[PROBLEM TO SOLVE] Extract only the lines from the start of the entries below to the line with "plt.rcParams['mathtext.default'] = 'regular'", inclusive; omit every picture.

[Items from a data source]
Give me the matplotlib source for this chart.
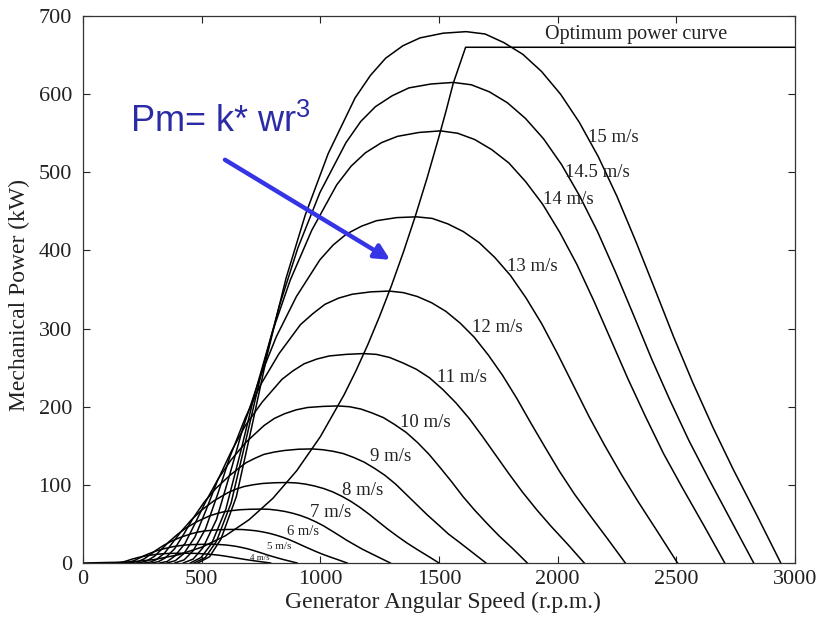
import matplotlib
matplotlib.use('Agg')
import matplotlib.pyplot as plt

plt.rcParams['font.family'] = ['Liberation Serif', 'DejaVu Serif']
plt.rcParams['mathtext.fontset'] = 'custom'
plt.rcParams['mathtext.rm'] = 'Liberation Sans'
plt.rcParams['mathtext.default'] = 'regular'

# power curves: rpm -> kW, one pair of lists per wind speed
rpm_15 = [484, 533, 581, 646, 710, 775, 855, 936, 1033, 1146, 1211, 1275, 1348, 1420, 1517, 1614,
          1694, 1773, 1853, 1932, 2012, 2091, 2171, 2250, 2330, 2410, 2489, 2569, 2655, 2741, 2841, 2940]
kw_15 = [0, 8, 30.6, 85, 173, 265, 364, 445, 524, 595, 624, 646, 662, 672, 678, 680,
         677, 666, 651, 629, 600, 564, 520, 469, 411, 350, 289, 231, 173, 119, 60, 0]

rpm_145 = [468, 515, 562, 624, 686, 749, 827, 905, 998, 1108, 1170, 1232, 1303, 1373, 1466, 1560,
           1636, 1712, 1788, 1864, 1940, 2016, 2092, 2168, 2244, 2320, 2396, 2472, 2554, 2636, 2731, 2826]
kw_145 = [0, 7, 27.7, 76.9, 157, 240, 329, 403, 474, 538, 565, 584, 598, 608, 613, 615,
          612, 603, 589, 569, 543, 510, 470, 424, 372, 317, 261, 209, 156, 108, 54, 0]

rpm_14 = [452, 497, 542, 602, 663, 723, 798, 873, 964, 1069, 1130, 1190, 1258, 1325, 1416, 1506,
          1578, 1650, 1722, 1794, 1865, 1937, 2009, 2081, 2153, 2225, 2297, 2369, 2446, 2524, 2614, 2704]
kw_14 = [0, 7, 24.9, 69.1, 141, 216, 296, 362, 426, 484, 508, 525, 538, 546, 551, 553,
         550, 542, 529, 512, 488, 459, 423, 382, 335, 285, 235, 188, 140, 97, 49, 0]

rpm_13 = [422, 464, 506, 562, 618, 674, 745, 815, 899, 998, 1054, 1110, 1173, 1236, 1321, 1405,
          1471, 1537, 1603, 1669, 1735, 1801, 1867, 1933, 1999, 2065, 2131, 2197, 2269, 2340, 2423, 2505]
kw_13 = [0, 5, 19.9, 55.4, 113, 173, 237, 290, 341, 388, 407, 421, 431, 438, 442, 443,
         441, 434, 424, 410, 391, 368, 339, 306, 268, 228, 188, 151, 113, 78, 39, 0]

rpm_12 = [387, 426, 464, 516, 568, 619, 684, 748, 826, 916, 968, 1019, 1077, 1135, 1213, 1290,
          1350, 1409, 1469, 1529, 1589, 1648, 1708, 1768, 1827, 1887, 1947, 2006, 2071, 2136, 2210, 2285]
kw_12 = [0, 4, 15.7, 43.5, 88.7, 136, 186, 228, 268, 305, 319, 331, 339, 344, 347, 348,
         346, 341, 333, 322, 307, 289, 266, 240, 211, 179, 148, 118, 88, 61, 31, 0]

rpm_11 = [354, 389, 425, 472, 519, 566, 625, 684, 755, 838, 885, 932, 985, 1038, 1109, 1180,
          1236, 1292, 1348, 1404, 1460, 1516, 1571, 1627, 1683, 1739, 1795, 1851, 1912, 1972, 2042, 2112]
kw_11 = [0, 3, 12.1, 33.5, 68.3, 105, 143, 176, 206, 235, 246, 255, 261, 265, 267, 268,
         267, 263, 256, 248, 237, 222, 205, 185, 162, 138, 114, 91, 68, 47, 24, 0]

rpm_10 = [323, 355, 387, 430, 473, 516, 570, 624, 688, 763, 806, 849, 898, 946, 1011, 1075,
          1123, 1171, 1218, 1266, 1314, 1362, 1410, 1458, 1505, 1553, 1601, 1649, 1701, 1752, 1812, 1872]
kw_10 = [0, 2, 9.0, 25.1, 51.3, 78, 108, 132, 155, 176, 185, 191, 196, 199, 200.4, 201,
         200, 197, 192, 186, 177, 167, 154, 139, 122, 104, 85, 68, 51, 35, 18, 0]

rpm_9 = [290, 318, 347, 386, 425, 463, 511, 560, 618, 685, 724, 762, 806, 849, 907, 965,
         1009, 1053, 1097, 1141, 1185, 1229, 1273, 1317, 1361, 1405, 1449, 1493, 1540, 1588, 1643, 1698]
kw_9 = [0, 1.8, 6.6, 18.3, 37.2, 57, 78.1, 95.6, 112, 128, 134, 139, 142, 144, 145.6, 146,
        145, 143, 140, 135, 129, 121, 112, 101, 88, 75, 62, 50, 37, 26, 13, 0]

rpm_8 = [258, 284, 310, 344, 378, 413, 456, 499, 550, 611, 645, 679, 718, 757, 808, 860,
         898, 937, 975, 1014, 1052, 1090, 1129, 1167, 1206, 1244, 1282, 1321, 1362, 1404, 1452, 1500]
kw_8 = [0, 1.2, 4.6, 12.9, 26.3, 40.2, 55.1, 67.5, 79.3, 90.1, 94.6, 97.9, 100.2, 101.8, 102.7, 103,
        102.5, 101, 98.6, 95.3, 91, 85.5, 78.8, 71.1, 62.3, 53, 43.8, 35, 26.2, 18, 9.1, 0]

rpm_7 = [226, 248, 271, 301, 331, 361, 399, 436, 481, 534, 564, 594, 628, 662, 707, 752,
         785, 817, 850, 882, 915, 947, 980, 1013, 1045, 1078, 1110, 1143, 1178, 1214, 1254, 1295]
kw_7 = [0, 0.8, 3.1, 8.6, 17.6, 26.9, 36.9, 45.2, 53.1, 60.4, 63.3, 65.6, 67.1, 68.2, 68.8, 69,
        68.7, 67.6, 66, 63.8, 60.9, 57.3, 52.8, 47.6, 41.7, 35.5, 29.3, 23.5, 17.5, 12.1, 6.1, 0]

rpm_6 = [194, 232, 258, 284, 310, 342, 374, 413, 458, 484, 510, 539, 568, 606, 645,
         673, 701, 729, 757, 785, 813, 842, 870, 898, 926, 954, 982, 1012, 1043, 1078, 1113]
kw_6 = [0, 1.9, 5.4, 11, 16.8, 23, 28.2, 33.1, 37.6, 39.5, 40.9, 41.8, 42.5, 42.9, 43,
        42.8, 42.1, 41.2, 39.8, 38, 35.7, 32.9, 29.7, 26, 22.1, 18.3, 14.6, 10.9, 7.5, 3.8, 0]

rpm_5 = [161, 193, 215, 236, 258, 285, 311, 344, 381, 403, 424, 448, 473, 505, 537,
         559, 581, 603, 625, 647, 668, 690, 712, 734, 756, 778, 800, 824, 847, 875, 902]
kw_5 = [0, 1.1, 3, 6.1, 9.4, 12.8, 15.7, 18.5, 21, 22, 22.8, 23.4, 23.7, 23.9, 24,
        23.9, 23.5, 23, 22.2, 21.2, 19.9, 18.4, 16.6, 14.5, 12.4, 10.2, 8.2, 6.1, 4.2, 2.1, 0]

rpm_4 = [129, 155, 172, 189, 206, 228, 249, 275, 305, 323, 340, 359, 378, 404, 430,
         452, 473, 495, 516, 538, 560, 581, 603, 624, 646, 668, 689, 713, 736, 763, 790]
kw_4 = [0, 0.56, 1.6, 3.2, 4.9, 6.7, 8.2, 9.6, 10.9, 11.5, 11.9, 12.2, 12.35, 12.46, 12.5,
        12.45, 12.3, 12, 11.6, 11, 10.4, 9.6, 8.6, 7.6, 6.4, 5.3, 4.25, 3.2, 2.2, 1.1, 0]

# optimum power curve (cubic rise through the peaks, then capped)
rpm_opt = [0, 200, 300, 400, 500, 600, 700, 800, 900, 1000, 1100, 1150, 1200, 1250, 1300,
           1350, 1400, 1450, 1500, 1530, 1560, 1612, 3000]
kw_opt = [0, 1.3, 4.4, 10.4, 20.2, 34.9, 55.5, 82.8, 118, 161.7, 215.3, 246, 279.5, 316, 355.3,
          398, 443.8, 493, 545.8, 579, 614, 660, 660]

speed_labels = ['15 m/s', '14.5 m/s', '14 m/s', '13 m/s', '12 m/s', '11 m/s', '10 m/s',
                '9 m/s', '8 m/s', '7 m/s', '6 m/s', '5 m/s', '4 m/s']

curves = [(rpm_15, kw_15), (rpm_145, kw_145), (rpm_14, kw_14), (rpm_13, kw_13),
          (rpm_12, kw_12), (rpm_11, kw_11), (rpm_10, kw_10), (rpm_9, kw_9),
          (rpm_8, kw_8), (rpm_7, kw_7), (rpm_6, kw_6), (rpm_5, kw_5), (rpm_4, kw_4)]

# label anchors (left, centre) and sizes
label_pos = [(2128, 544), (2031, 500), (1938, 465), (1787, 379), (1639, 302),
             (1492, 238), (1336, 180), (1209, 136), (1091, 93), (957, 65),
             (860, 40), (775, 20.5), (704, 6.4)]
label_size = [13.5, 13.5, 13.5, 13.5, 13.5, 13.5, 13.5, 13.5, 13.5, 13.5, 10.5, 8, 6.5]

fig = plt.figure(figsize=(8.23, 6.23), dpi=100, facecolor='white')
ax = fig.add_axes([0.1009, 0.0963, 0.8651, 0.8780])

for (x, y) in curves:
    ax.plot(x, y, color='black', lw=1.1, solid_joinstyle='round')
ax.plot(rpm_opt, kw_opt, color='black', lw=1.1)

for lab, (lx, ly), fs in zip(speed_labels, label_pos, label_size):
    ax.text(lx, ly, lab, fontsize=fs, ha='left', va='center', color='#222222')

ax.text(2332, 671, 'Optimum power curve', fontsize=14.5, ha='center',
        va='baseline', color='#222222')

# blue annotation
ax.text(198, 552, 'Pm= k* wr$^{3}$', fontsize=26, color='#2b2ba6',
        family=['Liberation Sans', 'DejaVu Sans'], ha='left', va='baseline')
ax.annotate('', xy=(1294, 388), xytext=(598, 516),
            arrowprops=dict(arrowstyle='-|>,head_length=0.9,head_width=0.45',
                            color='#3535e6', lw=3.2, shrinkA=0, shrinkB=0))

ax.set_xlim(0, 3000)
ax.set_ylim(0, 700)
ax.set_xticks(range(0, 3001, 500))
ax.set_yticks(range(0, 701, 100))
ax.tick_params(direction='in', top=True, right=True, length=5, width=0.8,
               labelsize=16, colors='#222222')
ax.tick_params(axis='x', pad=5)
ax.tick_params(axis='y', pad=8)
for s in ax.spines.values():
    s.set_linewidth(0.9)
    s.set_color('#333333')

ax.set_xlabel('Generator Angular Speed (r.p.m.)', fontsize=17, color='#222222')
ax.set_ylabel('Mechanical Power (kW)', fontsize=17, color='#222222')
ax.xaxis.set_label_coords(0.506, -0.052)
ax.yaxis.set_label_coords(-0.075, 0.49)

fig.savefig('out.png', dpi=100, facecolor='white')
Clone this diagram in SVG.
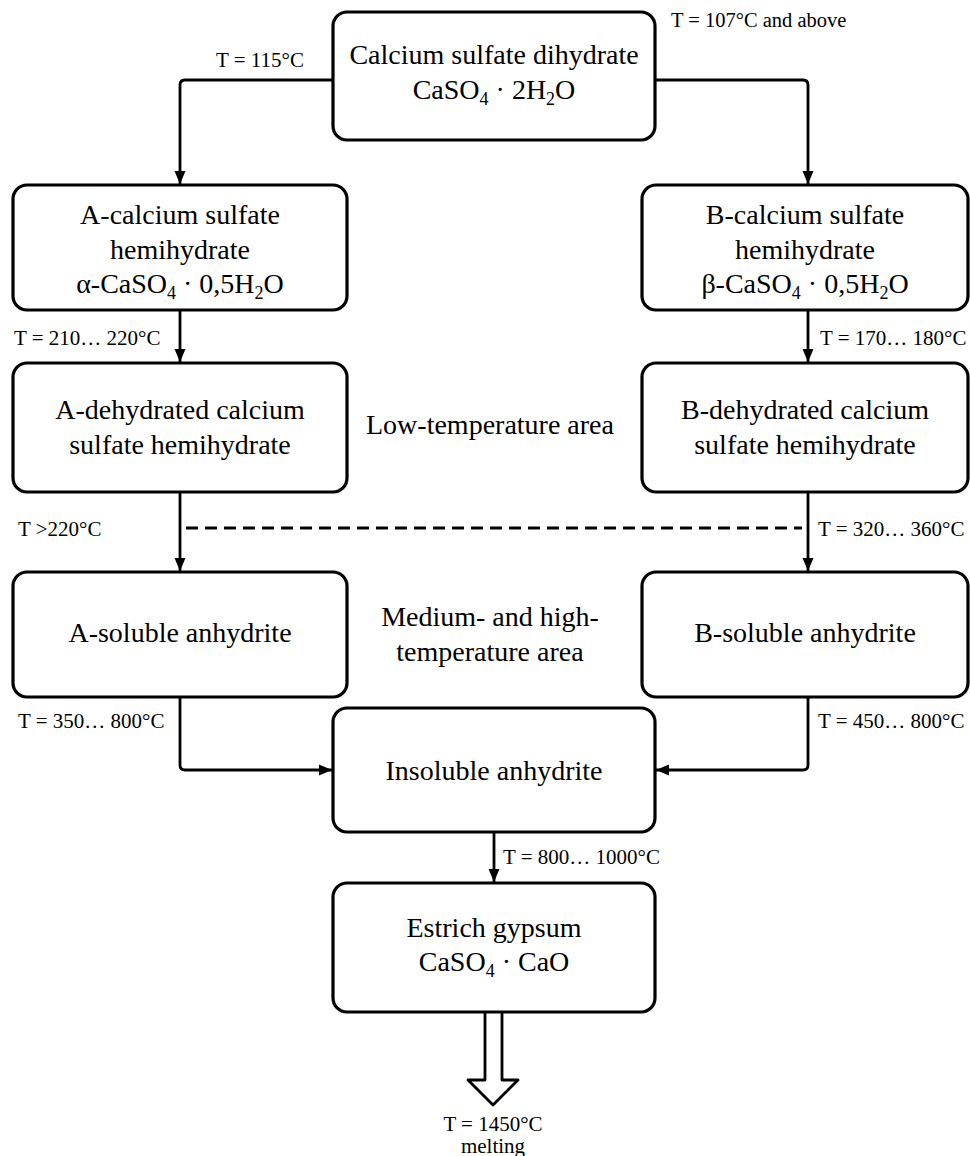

[RESULT OF THIS EXERCISE]
Give me the matplotlib source for this chart.
import matplotlib
matplotlib.use('Agg')
import matplotlib.pyplot as plt

plt.rcParams['font.family'] = ['Liberation Serif', 'DejaVu Serif']
plt.rcParams['mathtext.fontset'] = 'custom'
plt.rcParams['mathtext.rm'] = 'Liberation Sans'
plt.rcParams['mathtext.default'] = 'regular'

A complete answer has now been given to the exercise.